The more complicated the controllable things are, the more useful an automated thing can be.  If all you can do is turn lights on and off, or set the heat up and down, you’re not getting much automation.  If you can unlock doors, change room lighting based on occupancy, warn people about risky or unauthorized movement, and even perhaps step in by closing a gate, then you’ve got something a lot more valuable.  The problem is that you also have a lot of complex stuff for your central supergadget to handle.

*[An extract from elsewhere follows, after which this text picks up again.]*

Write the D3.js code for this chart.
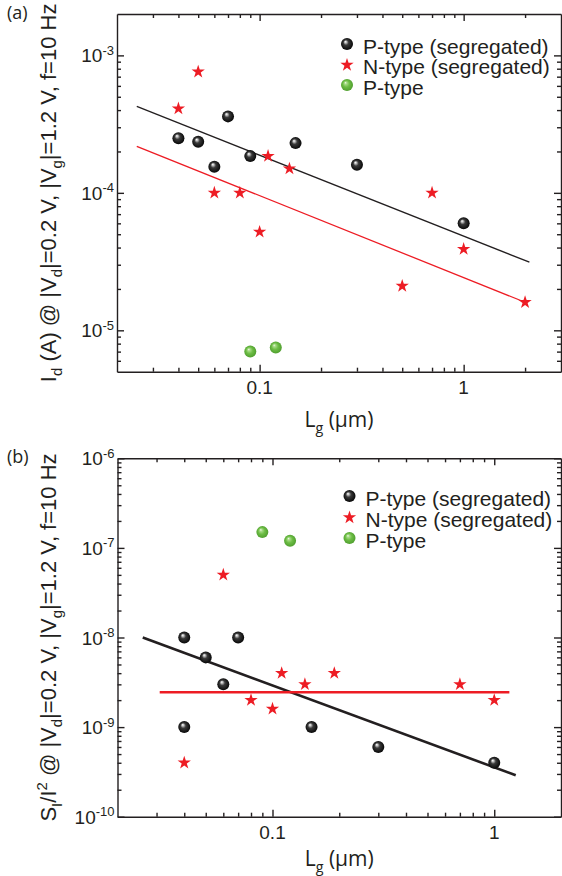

My view has evolved to the point where I tend to think of automated facilities in terms of hierarchies of autonomous systems.  A home robot, for example, might have a controller responsible for moving its wheels and controlling their speed, and another to sense surroundings via optical interpretation, motion/proximity, etc.  A third system might then apply policies to what the sense-surroundings system reported, and send commands to the motion-control system.  This approach leads to easier coding of the individual elements, and guarantees that no task starves the others for execution time.  If one system can’t respond to a condition, it reports it up the line.  I hit something and there shouldn’t be anything there to hit!  What do I do now?

We can apply this to automating a home.  A robot vacuum has an internal control system that’s responsible for having it cover a space without getting trapped, hitting things, or missing spots.  That system does its thing, blind to the rest of the home, until it encounters something that it has no policies to handle.  Say, Junior keeps jumping in front of it.  Our robot vacuum might see this as an obstacle that doesn’t stay in place, and so can’t be avoided through normal means.  When this happens, it kicks the problem upstairs.

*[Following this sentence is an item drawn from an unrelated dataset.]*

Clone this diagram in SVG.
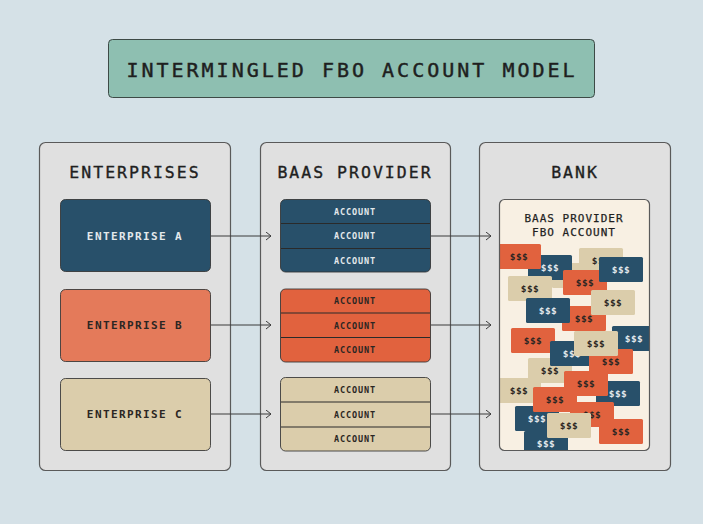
<svg xmlns="http://www.w3.org/2000/svg" width="703" height="524" viewBox="0 0 703 524">
<defs>
<style>
text{font-family:"DejaVu Sans Mono","Liberation Mono",monospace;text-anchor:middle}
.title{font-size:20px;letter-spacing:3px;fill:#1f1f1f;stroke:#1f1f1f;stroke-width:0.45}
.head{font-size:16.5px;letter-spacing:2px;fill:#1f1f1f;stroke:#1f1f1f;stroke-width:0.35}
.ent{font-size:11px;font-weight:bold;letter-spacing:1.4px}
.acc{font-size:8.5px;font-weight:bold;letter-spacing:0.9px}
.sub{font-size:11px;letter-spacing:1px;fill:#1f1f1f;stroke:#1f1f1f;stroke-width:0.25}
.cash{font-size:9.5px;font-weight:bold;letter-spacing:0.5px}
.panel{fill:#e0e0e0;stroke:#5a5a5a;stroke-width:1.2}
.blue{fill:#28506a}
.orange{fill:#e1623e}
.tan{fill:#dbcdab}
.entb{fill:#e47a5a}
.edge{stroke:#333;stroke-width:1;stroke-opacity:0.85}
.div{stroke:#2a2a2a;stroke-width:1.2}
.lt{fill:#e3e9ec}
.dk{fill:#2b2623}
.note rect{stroke:#3a3a3a;stroke-width:1;stroke-opacity:0.8}
.conn{stroke:#3a3a3a;stroke-width:1;fill:none}
</style>
<marker id="arr" markerUnits="userSpaceOnUse" markerWidth="8" markerHeight="10" refX="5" refY="4" orient="auto">
<path d="M0,0 L5,4 L0,8" fill="none" stroke="#3a3a3a" stroke-width="1"/>
</marker>
<clipPath id="bankclip"><rect x="499" y="199" width="151" height="252" rx="5"/></clipPath>
<g id="n-b"><rect width="44" height="25" rx="1.5" class="blue"/><text x="22" y="16" class="cash lt">$$$</text></g>
<g id="n-o"><rect width="44" height="25" rx="1.5" class="orange"/><text x="22" y="16" class="cash dk">$$$</text></g>
<g id="n-t"><rect width="44" height="25" rx="1.5" class="tan"/><text x="22" y="16" class="cash dk">$$$</text></g>
</defs>
<rect width="703" height="524" fill="#d5e1e7"/>

<g id="title">
<rect x="108.5" y="39.5" width="486" height="58" rx="4" fill="#8ebfb1" stroke="#3d4a46" stroke-width="1"/>
<text x="352" y="77" class="title">INTERMINGLED FBO ACCOUNT MODEL</text>
</g>

<g id="col-enterprises">
<rect x="39.5" y="142.5" width="191" height="328" rx="6" class="panel"/>
<text x="135" y="178" class="head">ENTERPRISES</text>
</g>
<g id="col-provider">
<rect x="260.5" y="142.5" width="190" height="328" rx="6" class="panel"/>
<text x="355" y="178" class="head">BAAS PROVIDER</text>
</g>
<g id="col-bank">
<rect x="479.5" y="142.5" width="191" height="328" rx="6" class="panel"/>
<text x="575" y="178" class="head">BANK</text>
</g>

<g id="enterprise-a">
<rect x="60.5" y="199.5" width="150" height="72" rx="5" class="blue edge"/>
<text x="135" y="240" class="ent lt">ENTERPRISE A</text>
</g>
<g id="enterprise-b">
<rect x="60.5" y="289.5" width="150" height="72" rx="5" class="entb edge"/>
<text x="135" y="329" class="ent dk">ENTERPRISE B</text>
</g>
<g id="enterprise-c">
<rect x="60.5" y="378.5" width="150" height="72" rx="5" class="tan edge"/>
<text x="135" y="418" class="ent dk">ENTERPRISE C</text>
</g>

<g id="accounts-a">
<rect x="280.5" y="199.5" width="150" height="72.5" rx="5" class="blue edge"/>
<line x1="281" y1="223.5" x2="430" y2="223.5" class="div"/>
<line x1="281" y1="248.5" x2="430" y2="248.5" class="div"/>
<text x="355" y="214.5" class="acc lt">ACCOUNT</text>
<text x="355" y="239" class="acc lt">ACCOUNT</text>
<text x="355" y="263.5" class="acc lt">ACCOUNT</text>
</g>
<g id="accounts-b">
<rect x="280.5" y="289" width="150" height="73" rx="5" class="orange edge"/>
<line x1="281" y1="313" x2="430" y2="313" class="div"/>
<line x1="281" y1="337.5" x2="430" y2="337.5" class="div"/>
<text x="355" y="304" class="acc dk">ACCOUNT</text>
<text x="355" y="328.5" class="acc dk">ACCOUNT</text>
<text x="355" y="353" class="acc dk">ACCOUNT</text>
</g>
<g id="accounts-c">
<rect x="280.5" y="377.5" width="150" height="73.5" rx="5" class="tan edge"/>
<line x1="281" y1="402" x2="430" y2="402" class="div"/>
<line x1="281" y1="427" x2="430" y2="427" class="div"/>
<text x="355" y="393" class="acc dk">ACCOUNT</text>
<text x="355" y="417.5" class="acc dk">ACCOUNT</text>
<text x="355" y="442" class="acc dk">ACCOUNT</text>
</g>

<g id="fbo-account">
<rect x="499.5" y="199.5" width="150" height="251" rx="5" fill="#f8f0e3"/>
<text x="574" y="221.5" class="sub">BAAS PROVIDER</text>
<text x="574" y="236" class="sub">FBO ACCOUNT</text>
<g clip-path="url(#bankclip)" class="note">
<use href="#n-t" x="552" y="263"/>
<use href="#n-b" x="528" y="255"/>
<use href="#n-o" x="497" y="244"/>
<use href="#n-t" x="579" y="248"/>
<use href="#n-o" x="563" y="270"/>
<use href="#n-b" x="599" y="257"/>
<use href="#n-t" x="508" y="276"/>
<use href="#n-o" x="562" y="306"/>
<use href="#n-b" x="526" y="298"/>
<use href="#n-t" x="591" y="290"/>
<use href="#n-o" x="511" y="328"/>
<use href="#n-b" x="612" y="326"/>
<use href="#n-t" x="497" y="378"/>
<use href="#n-t" x="528" y="358"/>
<use href="#n-b" x="550" y="341"/>
<use href="#n-o" x="589" y="349"/>
<use href="#n-t" x="574" y="331"/>
<use href="#n-b" x="596" y="381"/>
<use href="#n-o" x="564" y="371"/>
<use href="#n-o" x="570" y="402"/>
<use href="#n-b" x="515" y="406"/>
<use href="#n-o" x="533" y="387"/>
<use href="#n-b" x="524" y="431"/>
<use href="#n-t" x="547" y="413"/>
<use href="#n-o" x="599" y="419"/>
</g>
<rect x="499.5" y="199.5" width="150" height="251" rx="5" fill="none" stroke="#5a5a5a" stroke-width="1.2"/>
</g>

<g id="connectors" class="conn">
<line x1="211" y1="236" x2="271" y2="236" marker-end="url(#arr)"/>
<line x1="211" y1="325" x2="271" y2="325" marker-end="url(#arr)"/>
<line x1="211" y1="414" x2="271" y2="414" marker-end="url(#arr)"/>
<line x1="431" y1="236" x2="491" y2="236" marker-end="url(#arr)"/>
<line x1="431" y1="325" x2="491" y2="325" marker-end="url(#arr)"/>
<line x1="431" y1="414" x2="491" y2="414" marker-end="url(#arr)"/>
</g>
</svg>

There are also situations where “upstairs” kicks a condition downward.  Suppose there’s a power failure.  Yes, the process of going into power-fail mode would normally involve many predictable steps; emergency lighting is an example.  If we assume our supergadget has UPS, we could have it signal a power-fail condition downstream to other power-back-up control points.  If there is a human or pet in a room, set emergency power on there.  That rule could be applied by a lower-level controller.  For our robot vac, it might use battery backup to move into a corner so somebody doesn’t trip over it, and of course we’d likely alert a human agent about the new condition.

This can be visualized at a high level as a kind of finite-state problem.  There is a normal state to the home, in terms of lighting conditions, power, temperature of the rooms and refrigerators and other stuff, detecting of smoke or odors, etc.  Everything in every room has a place, which can be static (furniture) or dynamic (Junior, Spot, or the robot vacuum).  Dynamic stuff has a kind of position-space, where “green” positions are good, “yellow” positions are warnings, and “red” means intervention is necessary.  Same with the state of things; body temperature, heart and breathing rate, and even time since a last meal or drink could be mapped into the three-zone condition set.

It’s interesting to me that contextualization needed for home automation and Google’s hypothetical babysitting goal, matches so closely with the state-mapping needs of lifecycle automation of operations processes.  It shouldn’t be a surprise, because the underlying approaches are actually very similar.  What makes it interesting, therefore, is less its novelty than the opportunity that might be represented.  A good state/event-model system could be used to babysit, control warehouses and movement of goods, automate operations processes, drive vehicles, and so forth.  There is, in short, an opportunity for an underlying platform.

Could we use TOSCA or SDL to describe an arbitrary state/event system?  At least at some level, I think we could.  The questions with both are the way in which a hierarchy we represent in our model can be related to a map of that real world we have to keep in mind, and the way that events are represented and associated with processes.  I’d love to see some useful work done in these areas, and I think the reward for something insightful could be very substantial.